## start Listed records

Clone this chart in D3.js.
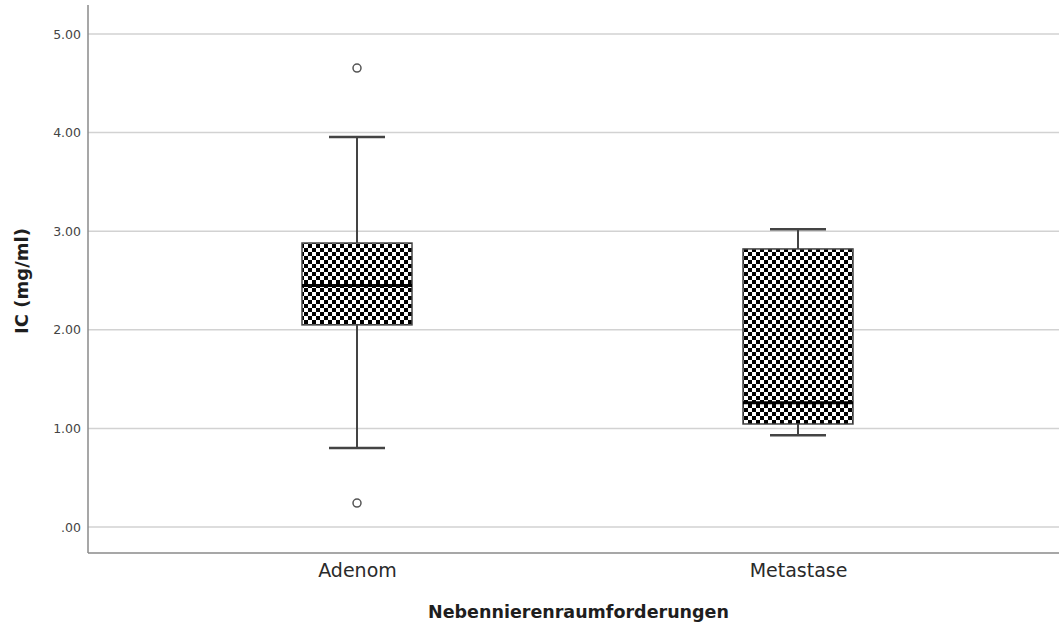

## end Listed records
## start Listed records

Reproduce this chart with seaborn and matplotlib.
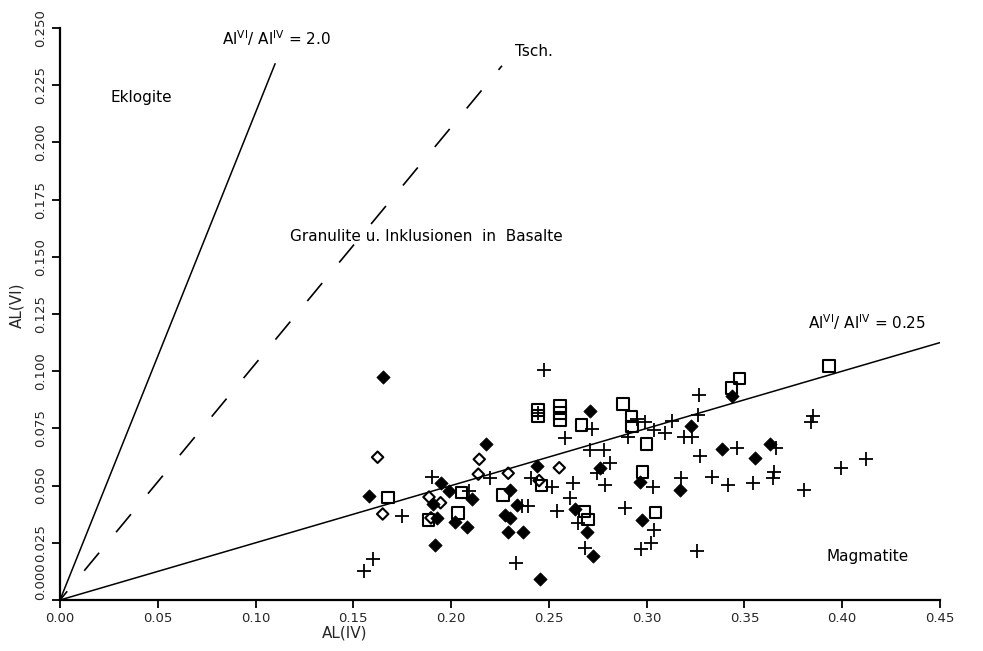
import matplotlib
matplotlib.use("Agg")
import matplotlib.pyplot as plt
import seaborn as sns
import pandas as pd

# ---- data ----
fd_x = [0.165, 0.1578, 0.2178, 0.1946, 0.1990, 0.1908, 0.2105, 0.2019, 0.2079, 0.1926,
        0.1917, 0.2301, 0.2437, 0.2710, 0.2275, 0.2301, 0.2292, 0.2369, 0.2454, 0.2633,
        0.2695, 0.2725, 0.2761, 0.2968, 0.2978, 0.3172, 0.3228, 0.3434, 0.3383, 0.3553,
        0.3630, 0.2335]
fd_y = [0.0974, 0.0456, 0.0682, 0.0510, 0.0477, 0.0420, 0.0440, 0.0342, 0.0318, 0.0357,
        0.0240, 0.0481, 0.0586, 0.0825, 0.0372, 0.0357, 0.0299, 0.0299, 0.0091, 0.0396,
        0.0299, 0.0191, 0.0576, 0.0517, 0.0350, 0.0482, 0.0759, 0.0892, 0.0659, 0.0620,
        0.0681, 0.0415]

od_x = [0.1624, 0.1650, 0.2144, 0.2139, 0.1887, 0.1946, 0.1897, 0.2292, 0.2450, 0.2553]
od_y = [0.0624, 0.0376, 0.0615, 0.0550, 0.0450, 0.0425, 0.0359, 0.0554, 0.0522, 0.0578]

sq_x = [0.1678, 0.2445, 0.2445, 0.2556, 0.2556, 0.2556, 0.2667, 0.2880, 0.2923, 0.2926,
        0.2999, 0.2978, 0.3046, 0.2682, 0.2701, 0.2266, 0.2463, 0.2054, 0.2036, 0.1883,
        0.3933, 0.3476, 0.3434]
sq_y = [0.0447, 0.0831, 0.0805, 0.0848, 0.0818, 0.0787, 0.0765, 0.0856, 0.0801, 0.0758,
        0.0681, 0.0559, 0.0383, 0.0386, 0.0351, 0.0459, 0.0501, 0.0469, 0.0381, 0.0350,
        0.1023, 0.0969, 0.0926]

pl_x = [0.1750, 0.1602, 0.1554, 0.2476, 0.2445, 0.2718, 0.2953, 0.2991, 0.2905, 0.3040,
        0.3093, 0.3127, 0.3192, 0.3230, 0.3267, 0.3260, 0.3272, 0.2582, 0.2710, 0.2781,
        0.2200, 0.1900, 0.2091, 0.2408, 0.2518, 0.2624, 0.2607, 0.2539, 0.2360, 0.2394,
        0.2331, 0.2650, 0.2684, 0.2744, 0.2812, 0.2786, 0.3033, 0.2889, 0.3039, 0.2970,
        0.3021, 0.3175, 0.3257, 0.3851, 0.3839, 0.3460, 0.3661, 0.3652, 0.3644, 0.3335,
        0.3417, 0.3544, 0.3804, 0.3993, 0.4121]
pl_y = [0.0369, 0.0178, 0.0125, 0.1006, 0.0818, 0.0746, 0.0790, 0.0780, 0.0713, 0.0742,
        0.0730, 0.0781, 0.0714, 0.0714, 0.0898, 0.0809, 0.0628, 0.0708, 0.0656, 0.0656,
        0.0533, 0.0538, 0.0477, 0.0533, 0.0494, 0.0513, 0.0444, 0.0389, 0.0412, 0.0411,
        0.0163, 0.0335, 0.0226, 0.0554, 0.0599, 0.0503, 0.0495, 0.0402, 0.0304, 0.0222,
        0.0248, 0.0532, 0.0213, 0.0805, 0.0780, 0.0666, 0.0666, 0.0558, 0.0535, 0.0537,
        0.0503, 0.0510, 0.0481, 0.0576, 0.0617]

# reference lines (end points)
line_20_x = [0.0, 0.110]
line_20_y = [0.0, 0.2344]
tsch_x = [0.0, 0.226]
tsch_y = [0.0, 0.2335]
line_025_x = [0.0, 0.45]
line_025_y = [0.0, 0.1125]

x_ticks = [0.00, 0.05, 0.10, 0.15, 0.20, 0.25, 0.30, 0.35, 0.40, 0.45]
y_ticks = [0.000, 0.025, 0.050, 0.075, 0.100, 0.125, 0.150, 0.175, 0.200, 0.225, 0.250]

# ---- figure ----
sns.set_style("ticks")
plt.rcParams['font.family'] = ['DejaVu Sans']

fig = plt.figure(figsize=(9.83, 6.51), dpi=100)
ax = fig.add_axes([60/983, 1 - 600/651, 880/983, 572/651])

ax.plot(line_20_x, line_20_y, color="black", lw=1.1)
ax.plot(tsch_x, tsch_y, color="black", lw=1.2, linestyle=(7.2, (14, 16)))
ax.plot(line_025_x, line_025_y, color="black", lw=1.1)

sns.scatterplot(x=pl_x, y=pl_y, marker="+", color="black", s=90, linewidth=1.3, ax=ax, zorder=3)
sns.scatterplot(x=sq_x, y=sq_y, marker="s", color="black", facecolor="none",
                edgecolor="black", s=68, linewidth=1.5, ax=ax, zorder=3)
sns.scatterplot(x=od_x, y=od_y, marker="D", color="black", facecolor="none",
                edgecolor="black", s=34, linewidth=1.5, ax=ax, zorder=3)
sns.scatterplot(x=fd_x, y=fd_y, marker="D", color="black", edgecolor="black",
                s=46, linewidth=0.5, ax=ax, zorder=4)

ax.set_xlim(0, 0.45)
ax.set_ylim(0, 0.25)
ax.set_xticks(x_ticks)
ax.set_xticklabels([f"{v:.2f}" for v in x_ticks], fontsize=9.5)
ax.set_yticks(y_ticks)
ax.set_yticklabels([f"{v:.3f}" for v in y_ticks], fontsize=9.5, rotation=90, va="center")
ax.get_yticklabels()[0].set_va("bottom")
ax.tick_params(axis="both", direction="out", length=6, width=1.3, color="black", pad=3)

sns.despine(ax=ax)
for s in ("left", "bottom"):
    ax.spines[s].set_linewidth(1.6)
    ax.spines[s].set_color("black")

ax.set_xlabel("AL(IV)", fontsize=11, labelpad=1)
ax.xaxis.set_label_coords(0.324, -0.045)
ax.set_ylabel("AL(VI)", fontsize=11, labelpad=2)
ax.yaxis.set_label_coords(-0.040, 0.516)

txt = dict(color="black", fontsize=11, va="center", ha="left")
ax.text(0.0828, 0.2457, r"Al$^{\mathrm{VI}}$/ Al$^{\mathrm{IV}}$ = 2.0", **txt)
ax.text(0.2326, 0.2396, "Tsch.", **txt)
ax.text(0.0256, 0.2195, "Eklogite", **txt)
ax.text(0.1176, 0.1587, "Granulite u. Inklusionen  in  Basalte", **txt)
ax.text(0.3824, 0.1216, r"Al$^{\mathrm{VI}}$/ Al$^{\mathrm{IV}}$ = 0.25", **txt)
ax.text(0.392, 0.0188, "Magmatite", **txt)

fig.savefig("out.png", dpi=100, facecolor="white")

## end Listed records

— Request —
Starting at the line with "Reproduce this chart" and ending at the line with "import pandas as pd", copy each line exactly, both ends included. Do not copy the pictures.

— Response for this exercise —
Reproduce this chart with seaborn and matplotlib.
import matplotlib
matplotlib.use("Agg")
import matplotlib.pyplot as plt
import seaborn as sns
import pandas as pd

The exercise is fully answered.